**Work to be completed:** In the entries below, locate the line with "Rebuild this diagram", then give again that line and all lines after it, exactly, with pictures omitted.

[Source code of charts]
◆ ◆ ◆ ◆
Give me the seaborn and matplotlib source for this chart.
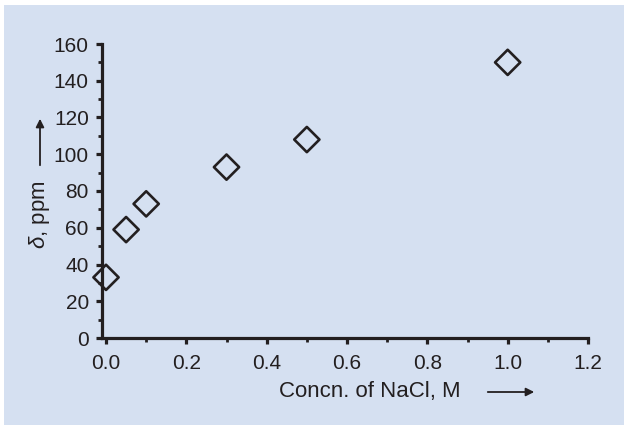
import numpy as np
import pandas as pd
import seaborn as sns
import matplotlib.pyplot as plt
from matplotlib.patches import Rectangle
from matplotlib.ticker import MultipleLocator

# NaCl concentration (M) vs chemical shift (ppm)
conc = [0.0, 0.05, 0.1, 0.3, 0.5, 1.0]
shift = [33, 59, 73, 93, 108, 150]

x_ticks = [0.0, 0.2, 0.4, 0.6, 0.8, 1.0, 1.2]
y_ticks = [0, 20, 40, 60, 80, 100, 120, 140, 160]

df = pd.DataFrame({'conc': conc, 'shift': shift})

sns.set_style('white')
plt.rcParams['font.family'] = ['Liberation Sans', 'DejaVu Sans']
plt.rcParams['mathtext.fontset'] = 'custom'
plt.rcParams['mathtext.it'] = 'Liberation Sans:italic'
plt.rcParams['mathtext.rm'] = 'Liberation Sans'

ink = '#231f20'
panel = '#d5e0f1'
W, H = 624, 425

fig = plt.figure(figsize=(6.24, 4.25), dpi=100)
fig.patch.set_facecolor('white')
# light blue panel with thin white margin on the top/left
fig.patches.append(Rectangle((4 / W, 0), 1 - 4 / W, 1 - 5 / H, transform=fig.transFigure,
                             facecolor=panel, edgecolor='none', zorder=-10))

ax = fig.add_axes([102 / W, 87 / H, 486 / W, 294 / H])
ax.set_facecolor('none')

sns.scatterplot(data=df, x='conc', y='shift', ax=ax, marker='D', s=165,
                facecolor='none', edgecolor=ink, linewidth=1.9, clip_on=False, zorder=5)

ax.set_xlim(-0.01, 1.2)
ax.set_ylim(0, 160)
ax.set_xticks(x_ticks)
ax.set_yticks(y_ticks)
ax.set_xticklabels([f'{v:.1f}' for v in x_ticks])
ax.set_yticklabels([str(v) for v in y_ticks])
ax.xaxis.set_minor_locator(MultipleLocator(0.1))
ax.yaxis.set_minor_locator(MultipleLocator(10))

for side in ['top', 'right']:
    ax.spines[side].set_visible(False)
for side in ['left', 'bottom']:
    ax.spines[side].set_linewidth(2.3)
    ax.spines[side].set_color(ink)

ax.tick_params(which='major', direction='out', length=4.5, width=2.3, color=ink,
               labelsize=15, labelcolor=ink, left=True, bottom=True)
ax.tick_params(which='minor', direction='out', length=3, width=2.0, color=ink,
               left=True, bottom=True)
ax.tick_params(axis='x', which='major', pad=7)
ax.tick_params(axis='y', which='major', pad=5)
ax.set_xlabel('')
ax.set_ylabel('')

# axis labels with arrows
fig.text(370 / W, 1 - 392 / H, 'Concn. of NaCl, M', fontsize=16, color=ink,
         ha='center', va='center')
fig.text(40 / W, 1 - 215 / H, r'$\delta$, ppm', fontsize=16, color=ink,
         ha='center', va='center', rotation=90)
arrow = dict(arrowstyle='-|>', color=ink, lw=1.3, mutation_scale=12)
ax.annotate('', xy=(537 / W, 1 - 392 / H), xytext=(485 / W, 1 - 392 / H),
            xycoords='figure fraction', textcoords='figure fraction', arrowprops=arrow)
ax.annotate('', xy=(40 / W, 1 - 116 / H), xytext=(40 / W, 1 - 168 / H),
            xycoords='figure fraction', textcoords='figure fraction', arrowprops=arrow)

fig.savefig('out.png', dpi=100, facecolor=fig.get_facecolor())
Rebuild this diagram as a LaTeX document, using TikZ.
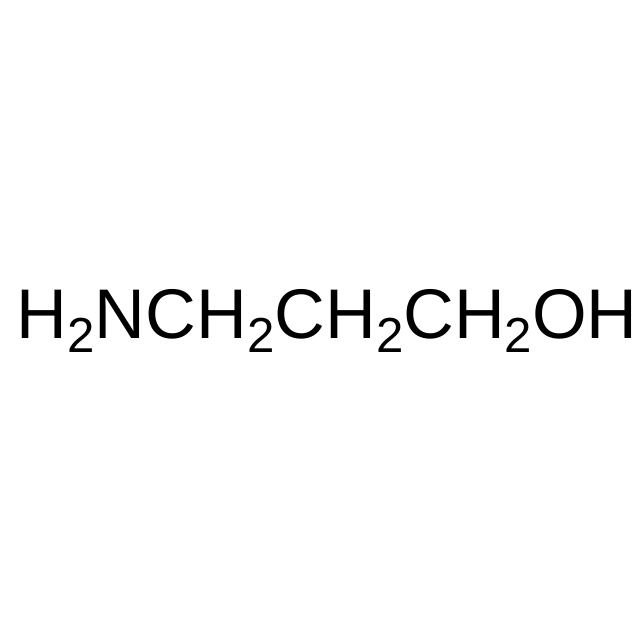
\documentclass[tikz,border=0pt]{standalone}
\usepackage{fontspec}
\setmainfont{Liberation Sans}
\usepackage{tikz}

% subscript digit
\newcommand{\chsub}[1]{\raisebox{-0.2em}{\fontsize{14}{15}\selectfont #1}}

\begin{document}
\begin{tikzpicture}
% canvas, 1px = 0.01cm
\useasboundingbox[fill=white] (0,0) rectangle (6.4,6.4);

% formula
\node[anchor=base west, inner sep=0pt, font=\fontsize{20}{22}\selectfont] (formula) at (0.16,3.02)
  {H\chsub{2}NCH\chsub{2}CH\chsub{2}CH\chsub{2}OH};
\end{tikzpicture}
\end{document}
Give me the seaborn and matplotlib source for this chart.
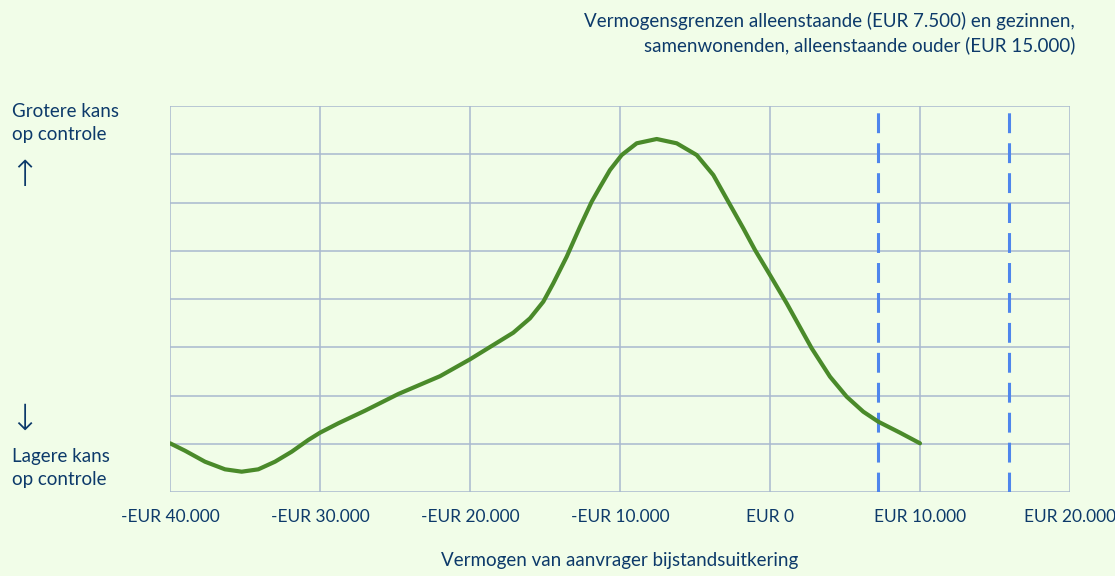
◆ ◆ ◆ ◆
**Solved problem:**
Rebuild this diagram as a LaTeX document, using TikZ.
\documentclass[tikz,border=0pt]{standalone}
\usepackage{fontspec}
\setmainfont{Liberation Sans}
\usepackage{tikz}

% subscript digit
\newcommand{\chsub}[1]{\raisebox{-0.2em}{\fontsize{14}{15}\selectfont #1}}

\begin{document}
\begin{tikzpicture}
% canvas, 1px = 0.01cm
\useasboundingbox[fill=white] (0,0) rectangle (6.4,6.4);

% formula
\node[anchor=base west, inner sep=0pt, font=\fontsize{20}{22}\selectfont] (formula) at (0.16,3.02)
  {H\chsub{2}NCH\chsub{2}CH\chsub{2}CH\chsub{2}OH};
\end{tikzpicture}
\end{document}
Give me the seaborn and matplotlib source for this chart.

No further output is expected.